Even the definitions here are tortuously and furiously debated at times. What is an “addiction”? Does it require a chemical substance that causes a physical withdrawal in its absence? Is any compulsive behaviour with negative consequences an addiction?
Let’s start with the thorny area of definitions. Some focus on behaviour. The NHS defines an addiction as being a compulsion around “doing, taking, using”. The psychiatrist’s bible, the DSM-5, focuses more on the neural pathways that link various types of compulsive behaviour, bringing them under an umbrella term of “addictions”. Alcoholics Anonymous (AA) - those of the 12 Step Programme - instead focus on the “physical compulsions” at the heart of substance abuse. Others, such as Maia Szalavitz, in her excellent book “Unbroken Brain: A Revolutionary New Way of Understanding Addiction”, focus as much on the negative harms and consequences of compulsive behaviours than on the physiological mechanisms underlying them. In terms of working with our clients, this feels right. They’re in distress. They can’t control their behaviour. Their behaviour is having negative impacts on their health, their relationships, their work. If that client’s behaviour is rooted in using substances, or in more modern manifestations such as compulsive online gambling or porn use, does it alter how we treat that behaviour and work with them to change?
Not substantially.
There are some findings in the research that point to helpful interventions specific to substance abuse. But the principles of working successfully with addictive behaviours are consistent, from alcohol use to porn use.To understand how to work with addiction, it’s important to know what likely causes it. Somewhat inevitably, despite the strong opinions from all sides of the debate, there are multiple potential factors that predispose someone to addictive behaviour. In his TED talk, Johann Hari describes the experiments led by Bruce Alexander - the so-called “Rat Park” studies - which showed rats did not typically become addicted to opium if they were immersed in a cage with other rats. Basically, the argument goes, if rats have strong social connections, they are less prone to addiction. These studies supported similar evidence from returning Vietnam War veterans in the U.S., which suggested a link between social support through family, friends and community and withdrawal from narcotic addiction. We also know that Adverse Childhood Experiences - such as experiencing abuse, witnessing violence in the home, having a family member die by suicide or, of course, having a family member with a substance abuse disorder - contribute to the likelihood of developing an addiction. A recent study showed that those who suffered childhood maltreatment were three times more likely to develop a substance use disorder.

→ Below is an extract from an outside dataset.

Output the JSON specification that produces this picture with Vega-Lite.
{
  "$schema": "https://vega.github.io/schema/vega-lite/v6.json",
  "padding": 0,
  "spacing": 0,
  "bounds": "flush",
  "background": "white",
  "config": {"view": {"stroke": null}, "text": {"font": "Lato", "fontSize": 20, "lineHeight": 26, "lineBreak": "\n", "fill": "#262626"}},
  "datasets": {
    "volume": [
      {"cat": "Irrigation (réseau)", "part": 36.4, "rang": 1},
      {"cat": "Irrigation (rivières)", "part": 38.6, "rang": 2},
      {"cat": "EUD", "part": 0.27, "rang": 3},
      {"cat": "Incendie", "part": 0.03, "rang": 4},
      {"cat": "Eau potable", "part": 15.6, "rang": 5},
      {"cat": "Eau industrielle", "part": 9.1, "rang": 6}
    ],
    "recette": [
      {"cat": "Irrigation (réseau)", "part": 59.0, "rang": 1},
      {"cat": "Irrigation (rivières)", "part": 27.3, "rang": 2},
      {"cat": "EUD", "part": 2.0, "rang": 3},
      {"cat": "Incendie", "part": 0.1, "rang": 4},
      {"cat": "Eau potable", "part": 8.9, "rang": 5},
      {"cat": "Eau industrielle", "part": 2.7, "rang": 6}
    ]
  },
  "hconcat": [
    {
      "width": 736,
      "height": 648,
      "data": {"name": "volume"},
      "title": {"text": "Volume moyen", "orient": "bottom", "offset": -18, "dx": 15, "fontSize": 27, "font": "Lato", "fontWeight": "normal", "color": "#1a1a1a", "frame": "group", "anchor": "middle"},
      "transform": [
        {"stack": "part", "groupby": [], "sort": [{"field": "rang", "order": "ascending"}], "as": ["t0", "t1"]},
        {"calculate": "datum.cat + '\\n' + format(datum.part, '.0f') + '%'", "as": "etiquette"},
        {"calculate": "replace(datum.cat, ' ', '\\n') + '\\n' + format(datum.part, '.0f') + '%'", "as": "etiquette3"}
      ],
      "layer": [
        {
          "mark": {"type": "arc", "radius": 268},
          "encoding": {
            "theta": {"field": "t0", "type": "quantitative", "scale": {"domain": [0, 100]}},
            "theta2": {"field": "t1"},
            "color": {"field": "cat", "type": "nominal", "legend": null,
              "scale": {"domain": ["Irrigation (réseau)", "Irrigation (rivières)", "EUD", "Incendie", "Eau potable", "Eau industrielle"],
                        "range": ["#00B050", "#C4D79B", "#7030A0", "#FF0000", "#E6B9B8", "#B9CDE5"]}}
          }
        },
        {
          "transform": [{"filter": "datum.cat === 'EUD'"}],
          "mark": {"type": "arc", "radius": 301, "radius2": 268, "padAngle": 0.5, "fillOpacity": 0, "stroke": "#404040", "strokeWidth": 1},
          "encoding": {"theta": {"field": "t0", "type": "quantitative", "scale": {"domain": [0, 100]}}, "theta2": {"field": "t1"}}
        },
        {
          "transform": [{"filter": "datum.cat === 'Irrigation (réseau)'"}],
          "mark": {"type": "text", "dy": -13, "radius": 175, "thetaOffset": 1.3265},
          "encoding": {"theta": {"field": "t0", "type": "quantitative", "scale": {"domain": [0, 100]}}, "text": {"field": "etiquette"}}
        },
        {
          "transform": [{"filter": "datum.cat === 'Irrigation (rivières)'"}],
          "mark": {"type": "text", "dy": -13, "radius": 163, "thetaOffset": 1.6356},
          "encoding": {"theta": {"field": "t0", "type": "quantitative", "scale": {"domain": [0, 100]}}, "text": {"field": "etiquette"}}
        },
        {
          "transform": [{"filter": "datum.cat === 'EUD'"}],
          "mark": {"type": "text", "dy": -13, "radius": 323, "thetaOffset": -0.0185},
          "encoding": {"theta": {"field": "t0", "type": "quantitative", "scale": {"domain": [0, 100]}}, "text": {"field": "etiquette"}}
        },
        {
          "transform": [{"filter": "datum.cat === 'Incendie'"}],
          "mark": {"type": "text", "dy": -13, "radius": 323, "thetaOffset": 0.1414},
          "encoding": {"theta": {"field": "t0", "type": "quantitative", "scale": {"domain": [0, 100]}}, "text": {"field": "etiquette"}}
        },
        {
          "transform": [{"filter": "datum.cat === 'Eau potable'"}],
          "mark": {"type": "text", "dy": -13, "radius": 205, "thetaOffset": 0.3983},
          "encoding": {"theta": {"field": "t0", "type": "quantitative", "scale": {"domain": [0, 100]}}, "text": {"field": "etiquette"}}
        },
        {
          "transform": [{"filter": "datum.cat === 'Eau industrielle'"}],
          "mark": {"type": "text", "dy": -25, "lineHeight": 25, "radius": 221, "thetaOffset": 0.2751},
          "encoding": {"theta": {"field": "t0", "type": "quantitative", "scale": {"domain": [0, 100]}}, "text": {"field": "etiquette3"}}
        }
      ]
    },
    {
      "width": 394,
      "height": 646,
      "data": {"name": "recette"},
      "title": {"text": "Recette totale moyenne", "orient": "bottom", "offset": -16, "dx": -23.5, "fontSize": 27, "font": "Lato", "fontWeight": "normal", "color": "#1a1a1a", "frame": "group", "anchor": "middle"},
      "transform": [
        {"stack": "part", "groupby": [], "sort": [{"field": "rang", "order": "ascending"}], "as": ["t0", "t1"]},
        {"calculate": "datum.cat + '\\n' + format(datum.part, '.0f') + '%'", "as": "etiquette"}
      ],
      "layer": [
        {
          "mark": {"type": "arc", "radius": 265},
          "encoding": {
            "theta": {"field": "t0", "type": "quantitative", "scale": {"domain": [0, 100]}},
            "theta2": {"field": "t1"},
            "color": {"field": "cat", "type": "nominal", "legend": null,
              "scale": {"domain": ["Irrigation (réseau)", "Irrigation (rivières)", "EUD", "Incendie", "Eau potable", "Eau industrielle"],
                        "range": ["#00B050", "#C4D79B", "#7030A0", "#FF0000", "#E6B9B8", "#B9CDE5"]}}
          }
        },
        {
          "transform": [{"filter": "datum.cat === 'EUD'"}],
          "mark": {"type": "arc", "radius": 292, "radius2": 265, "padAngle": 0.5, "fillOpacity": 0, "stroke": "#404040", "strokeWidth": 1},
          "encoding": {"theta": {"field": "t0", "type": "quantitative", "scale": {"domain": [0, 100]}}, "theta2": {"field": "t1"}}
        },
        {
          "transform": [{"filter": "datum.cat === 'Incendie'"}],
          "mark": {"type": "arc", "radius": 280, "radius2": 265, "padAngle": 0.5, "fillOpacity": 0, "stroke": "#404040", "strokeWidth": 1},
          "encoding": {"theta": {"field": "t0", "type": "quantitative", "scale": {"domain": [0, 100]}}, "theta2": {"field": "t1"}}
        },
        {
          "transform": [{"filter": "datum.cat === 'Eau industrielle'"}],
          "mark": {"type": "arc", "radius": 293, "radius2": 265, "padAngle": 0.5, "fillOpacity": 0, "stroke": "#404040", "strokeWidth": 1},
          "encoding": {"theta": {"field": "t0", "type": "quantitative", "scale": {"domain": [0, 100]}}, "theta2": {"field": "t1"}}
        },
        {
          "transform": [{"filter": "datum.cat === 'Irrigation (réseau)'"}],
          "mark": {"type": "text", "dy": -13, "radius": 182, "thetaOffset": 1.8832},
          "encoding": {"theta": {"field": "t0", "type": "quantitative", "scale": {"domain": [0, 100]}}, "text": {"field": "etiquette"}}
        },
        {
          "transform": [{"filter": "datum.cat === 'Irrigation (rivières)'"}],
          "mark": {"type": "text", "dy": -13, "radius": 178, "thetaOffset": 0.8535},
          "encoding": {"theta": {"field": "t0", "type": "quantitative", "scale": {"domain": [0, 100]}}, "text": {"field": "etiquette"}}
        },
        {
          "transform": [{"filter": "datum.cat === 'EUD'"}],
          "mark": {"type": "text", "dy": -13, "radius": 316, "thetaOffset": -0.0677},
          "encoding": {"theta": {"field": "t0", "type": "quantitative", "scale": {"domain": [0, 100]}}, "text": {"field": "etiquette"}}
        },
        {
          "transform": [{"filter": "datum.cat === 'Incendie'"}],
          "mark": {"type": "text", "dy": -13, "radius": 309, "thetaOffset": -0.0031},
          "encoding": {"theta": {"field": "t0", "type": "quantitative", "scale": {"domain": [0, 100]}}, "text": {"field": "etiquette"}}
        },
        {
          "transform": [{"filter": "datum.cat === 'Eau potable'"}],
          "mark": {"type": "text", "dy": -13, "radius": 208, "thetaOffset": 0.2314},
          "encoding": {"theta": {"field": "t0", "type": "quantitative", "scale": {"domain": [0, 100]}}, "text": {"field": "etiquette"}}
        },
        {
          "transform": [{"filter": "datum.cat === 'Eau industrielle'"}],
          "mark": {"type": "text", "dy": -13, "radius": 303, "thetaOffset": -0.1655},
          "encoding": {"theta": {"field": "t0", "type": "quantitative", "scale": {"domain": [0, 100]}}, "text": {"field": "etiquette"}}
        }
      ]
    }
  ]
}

So, we know that social connection, attachment relationships - particularly our earliest relationships - and wider socioeconomic factors contribute to the development of addictions.
However, it would be wrong to therefore conclude that there is no physiological basis at all for some addictions. Some people become addicted no matter how socially connected they are, or how full their life is.
What do we draw from this research? Firstly, and most importantly, we should treat addiction less as a moral failing or a failure of willpower, nor as an inherited brain disease. Addicts are best understood not as pleasure seekers nor self-destructive, but as people in significant and unbearable pain, seeking comfort. Because the causes of addiction are complex, somewhat inevitably we see high levels of comorbidity with other mental health struggles - depression and anxiety, for example. Half of those with an addiction have another significant mental health condition.
We also know that we can treat addiction successfully. NICE guidelines state that Cognitive Behaviour Therapy (CBT) usually has the best results and that third-wave CBT treatments such as Acceptance and Commitment Therapy (ACT) can be particularly effective. NICE guidelines also recommend treatment based on 12-step principles.
The NHS describes addiction as ‘a treatable condition’, and the evidence suggests that there are some key principles that work in treating it.
In short, we know a lot about what contributes to the development of addictions, which should challenge any notions we hold about those with addictions being weak or morally worse than us. We also know a great deal about what support offers addicts the best chance to recover, and the importance of allowing them to define recovery in their own terms.